Dermatology Times: Were there any notable challenges from KEYNOTE-716?
Luke: Well, a notable challenge to the pursuit of KEYNOTE-716 was exactly the inertia that went into this study. Because for decades, surgeons, meaning, well had educated patients that they were cured when they had had a negative sentinel lymph node biopsy. But for all the reasons I just said that wasn't true. And in fact, with a deep primary lesion, their risk of recurrence was similar to stage 3. So accrual to the study actually, initially was not as robust as one had hoped for. And it was because of bias in the field, that patients were being educated that they were fine, when in reality, they weren't necessarily fine. So it took a period of time to ramp up the accrual. But now it's very obviously the case that there's a benefit there. So for the next generation of clinical trials that will investigate combination immunotherapy strategies, I think that you know, will be less of a problem because we've documented that there's such a benefit to giving immunotherapy in this setting.
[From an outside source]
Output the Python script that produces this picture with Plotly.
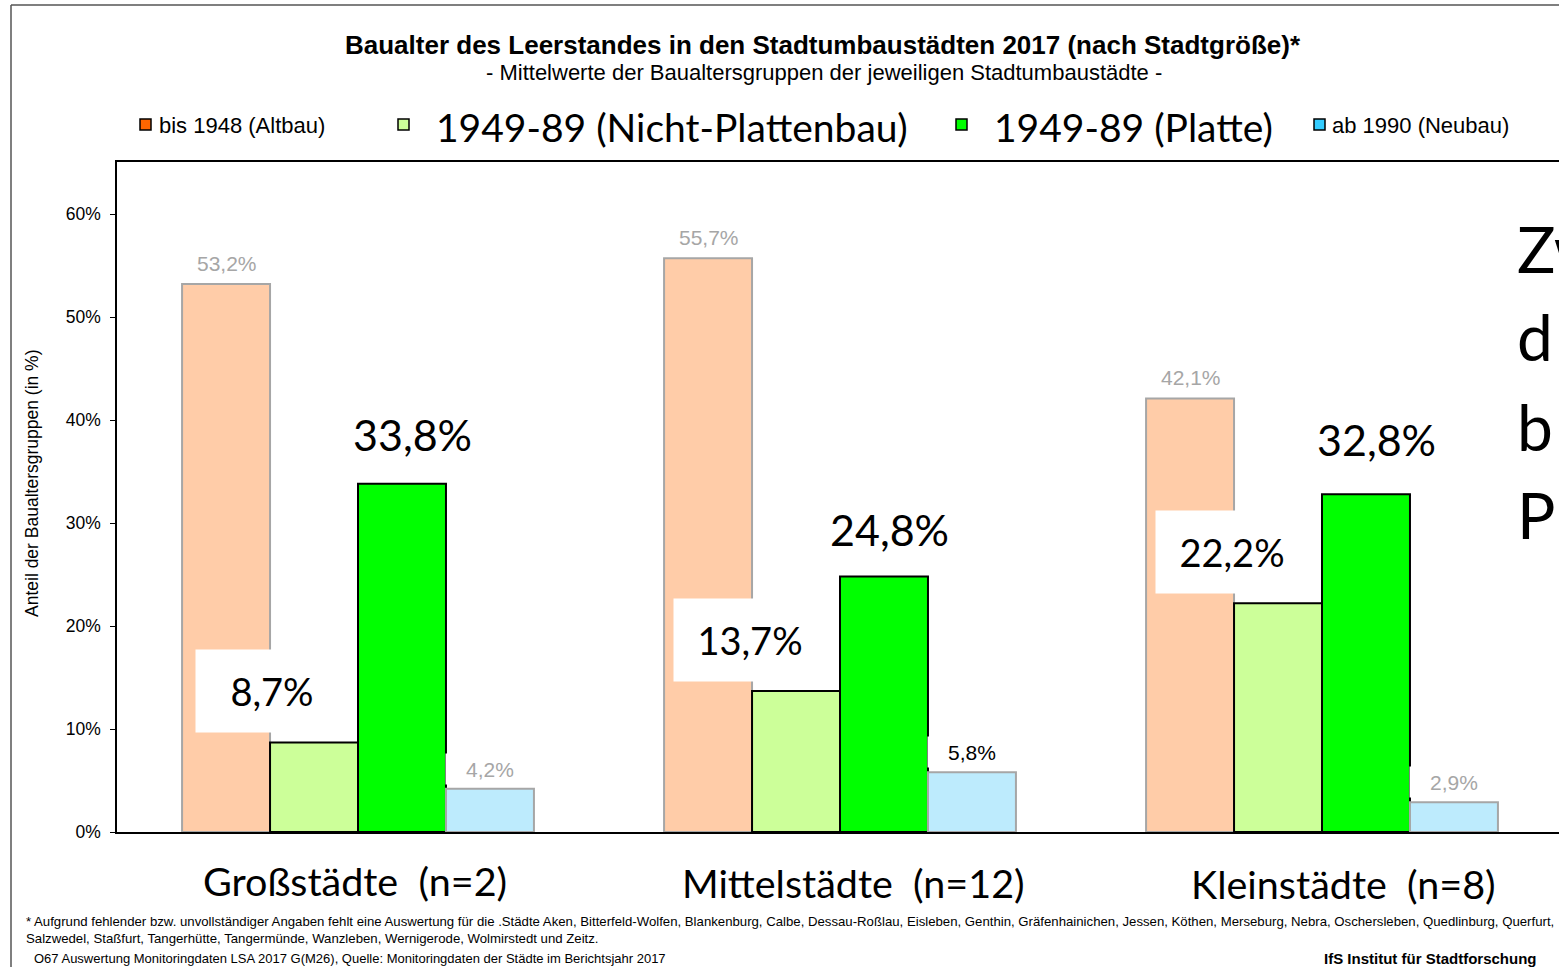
import plotly.graph_objects as go

# ---------------- data ----------------
categories = ["Großstädte", "Mittelstädte", "Kleinstädte"]
category_labels = ["Großstädte  (n=2)", "Mittelstädte  (n=12)", "Kleinstädte  (n=8)"]
series_names = ["bis 1948 (Altbau)", "1949-89 (Nicht-Plattenbau)", "1949-89 (Platte)", "ab 1990 (Neubau)"]
altbau = [53.2, 55.7, 42.1]
nicht_platte = [8.7, 13.7, 22.2]
platte = [33.8, 24.8, 32.8]
neubau = [4.2, 5.8, 2.9]
y_ticks = [0, 10, 20, 30, 40, 50, 60]
y_tick_labels = ["0%", "10%", "20%", "30%", "40%", "50%", "60%"]

title = "Baualter des Leerstandes in den Stadtumbaustädten 2017 (nach Stadtgröße)*"
subtitle = "- Mittelwerte der Baualtersgruppen der jeweiligen Stadtumbaustädte -"
y_title = "Anteil der Baualtersgruppen (in %)"
foot1 = ("* Aufgrund fehlender bzw. unvollständiger Angaben fehlt eine Auswertung für die .Städte Aken, "
         "Bitterfeld-Wolfen, Blankenburg, Calbe, Dessau-Roßlau, Eisleben, Genthin, Gräfenhainichen, Jessen, "
         "Köthen, Merseburg, Nebra, Oschersleben, Quedlinburg, Querfurt,")
foot2 = "Salzwedel, Staßfurt, Tangerhütte, Tangermünde, Wanzleben, Wernigerode, Wolmirstedt und Zeitz."
source = "O67 Auswertung Monitoringdaten LSA 2017 G(M26), Quelle: Monitoringdaten der Städte im Berichtsjahr 2017"
institute = "IfS Institut für Stadtforschung"
side_lines = ["Zw", "d", "b", "P"]

# ---------------- styling ----------------
W, H = 1559, 967
L, R, T, B = 117, 0, 162, 135
PW, PH = W - L - R, H - T - B
ARIAL = "Liberation Sans, Arial, sans-serif"
CALIBRI = "Lato, Calibri, sans-serif"

def xp(px):
    return (px - L) / PW

def yp(py):
    return (H - B - py) / PH

def fmt(v):
    return f"{v:.1f}".replace(".", ",") + "%"

bar_fill = ["#FFCCA8", "#CCFF99", "#00FF00", "#BDEBFD"]
bar_line = ["#A6A6A6", "#000000", "#000000", "#A6A6A6"]
legend_fill = ["#FF6600", "#CCFF99", "#00FF00", "#33CCFF"]

fig = go.Figure()
for name, vals, fc, lc in zip(series_names, [altbau, nicht_platte, platte, neubau], bar_fill, bar_line):
    fig.add_trace(go.Bar(
        x=categories, y=vals, name=name, showlegend=False,
        marker=dict(color=fc, line=dict(color=lc, width=2)),
        hoverinfo="x+y+name",
    ))

annotations = []
# orange labels (small grey)
for i, v in enumerate(altbau):
    annotations.append(dict(x=i, y=v, xref="x", yref="y", text=fmt(v), showarrow=False,
                            xshift=-131, yshift=21, font=dict(family=ARIAL, size=21, color="#A6A6A6")))
# blue labels
blue_colors = ["#A6A6A6", "#000000", "#A6A6A6"]
for i, v in enumerate(neubau):
    annotations.append(dict(x=i, y=v, xref="x", yref="y", text=fmt(v), showarrow=False,
                            xshift=132, yshift=20, bgcolor="white", borderpad=3, width=82, height=24,
                            font=dict(family=ARIAL, size=21, color=blue_colors[i])))
# light green labels (big, white boxes)
lg_shift = [-86, -90, -90]
for i, v in enumerate(nicht_platte):
    annotations.append(dict(x=i, y=v, xref="x", yref="y", text=fmt(v), showarrow=False,
                            xshift=lg_shift[i], yshift=51, bgcolor="white", borderpad=15,
                            width=122, height=52,
                            font=dict(family=CALIBRI, size=38, color="#000000")))
# green labels (big)
g_shift = [(54, 49), (49, 47), (54, 55)]
for i, v in enumerate(platte):
    annotations.append(dict(x=i, y=v, xref="x", yref="y", text=fmt(v), showarrow=False,
                            xshift=g_shift[i][0], yshift=g_shift[i][1],
                            font=dict(family=CALIBRI, size=43, color="#000000")))
# category labels
cat_pos = [(355, 880), (853, 882), (1343, 883)]
for lab, (cx, cy) in zip(category_labels, cat_pos):
    annotations.append(dict(x=xp(cx), y=yp(cy), xref="paper", yref="paper", text=lab, showarrow=False,
                            xanchor="center", yanchor="middle",
                            font=dict(family=CALIBRI, size=39.5, color="#000000")))

# legend
leg_marker_x = [140, 398, 956, 1314]
leg_text_x = [157, 434, 992, 1330]
leg_sizes = [22, 39, 39, 22]
leg_fonts = [ARIAL, CALIBRI, CALIBRI, ARIAL]
leg_y = [125, 127, 127, 125]
shapes = []
for mx, tx, sz, ff, ly, name, col in zip(leg_marker_x, leg_text_x, leg_sizes, leg_fonts, leg_y, series_names, legend_fill):
    shapes.append(dict(type="rect", xref="paper", yref="paper", x0=xp(mx), x1=xp(mx + 11),
                       y0=yp(119 + 11), y1=yp(119), fillcolor=col, line=dict(color="#000000", width=1.5)))
    annotations.append(dict(x=xp(tx), y=yp(ly), xref="paper", yref="paper", text=name, showarrow=False,
                            xanchor="left", yanchor="middle", font=dict(family=ff, size=sz, color="#000000")))

# titles
annotations.append(dict(x=xp(823), y=yp(45), xref="paper", yref="paper", text="<b>" + title + "</b>",
                        showarrow=False, xanchor="center", yanchor="middle",
                        font=dict(family=ARIAL, size=26, color="#000000")))
annotations.append(dict(x=xp(824), y=yp(73), xref="paper", yref="paper", text=subtitle,
                        showarrow=False, xanchor="center", yanchor="middle",
                        font=dict(family=ARIAL, size=22, color="#000000")))
annotations.append(dict(x=xp(32), y=yp(483), xref="paper", yref="paper", text=y_title, textangle=-90,
                        showarrow=False, xanchor="center", yanchor="middle",
                        font=dict(family=ARIAL, size=17.5, color="#000000")))
# footnotes
annotations.append(dict(x=xp(24), y=yp(930), xref="paper", yref="paper", text=foot1 + "<br>" + foot2,
                        showarrow=False, xanchor="left", yanchor="middle", align="left",
                        font=dict(family=ARIAL, size=13.2, color="#000000")))
annotations.append(dict(x=xp(32), y=yp(958), xref="paper", yref="paper", text=source,
                        showarrow=False, xanchor="left", yanchor="middle",
                        font=dict(family=ARIAL, size=13, color="#000000")))
annotations.append(dict(x=xp(1538), y=yp(959), xref="paper", yref="paper", text="<b>" + institute + "</b>",
                        showarrow=False, xanchor="right", yanchor="middle",
                        font=dict(family=ARIAL, size=15, color="#000000")))
# side overlay text (cut off at the right edge in the original)
side_y = [248, 336, 426, 514]
for txt, sy in zip(side_lines, side_y):
    annotations.append(dict(x=xp(1515), y=yp(sy), xref="paper", yref="paper", text=txt,
                            showarrow=False, xanchor="left", yanchor="middle", align="left",
                            font=dict(family=CALIBRI, size=64, color="#000000")))

# outer frame
shapes.append(dict(type="line", xref="paper", yref="paper", x0=xp(11), x1=xp(11), y0=yp(5), y1=yp(967),
                   line=dict(color="#555555", width=1.5)))
shapes.append(dict(type="line", xref="paper", yref="paper", x0=xp(11), x1=xp(1559), y0=yp(5), y1=yp(5),
                   line=dict(color="#555555", width=1.5)))

fig.update_layout(
    width=W, height=H,
    margin=dict(l=L, r=R, t=T, b=B, pad=0),
    paper_bgcolor="white", plot_bgcolor="white",
    barmode="group", bargap=0.27, bargroupgap=0,
    annotations=annotations, shapes=shapes,
    showlegend=False,
)
fig.update_xaxes(range=[-0.5, 2.4917], showticklabels=False, ticks="", showgrid=False,
                 showline=True, linecolor="#000000", linewidth=1.5, mirror=True, zeroline=False)
fig.update_yaxes(range=[0, 65.05], tickvals=y_ticks, ticktext=y_tick_labels, ticks="outside",
                 ticklen=5, tickcolor="#000000", showgrid=False, zeroline=False,
                 ticklabelstandoff=6,
                 showline=True, linecolor="#000000", linewidth=1.5,
                 tickfont=dict(family=ARIAL, size=17.5, color="#000000"))

fig.write_html("out.html", config={"displayModeBar": False},
               post_script="document.body.style.margin='0';document.body.style.overflow='hidden';")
Dermatology Times: How do you hope the long-term data from KEYNOTE-716 helps physicians treat their patients with stage IIB/C melanoma moving forward?
Luke: The importance of these long-term update data for distant metastasis-free survival from KEYNOTE-716 are important on multiple levels. I think one, they really drive home the point that adjuvant pembrolizumab has a durable and meaningful impact on relapse and DMFS. And number 2 is they set a new benchmark in the field for stating what adjuvant therapy can do. It's been actually multiple decades since a clinical trial investigated stage 2 melanoma. So we now have a better setting of the modern natural history of the disease with no treatment, but also what an intervention like pembrolizumab can do. And that sets us up for the next generation of clinical trials which will look at combinations of next checkpoints and neoantigen approaches and other things. And so these data really are essential for the field as we move into the future. And again, I think really emphasizes that the standard of care is to offer adjuvant pembrolizumab to patients and there should not be any other layer of patient selection other than to say, if patients have deep primary lesions, they should be offered this treatment, whether they choose it or not. Of course, it's a complicated decision. But that is the standard of care.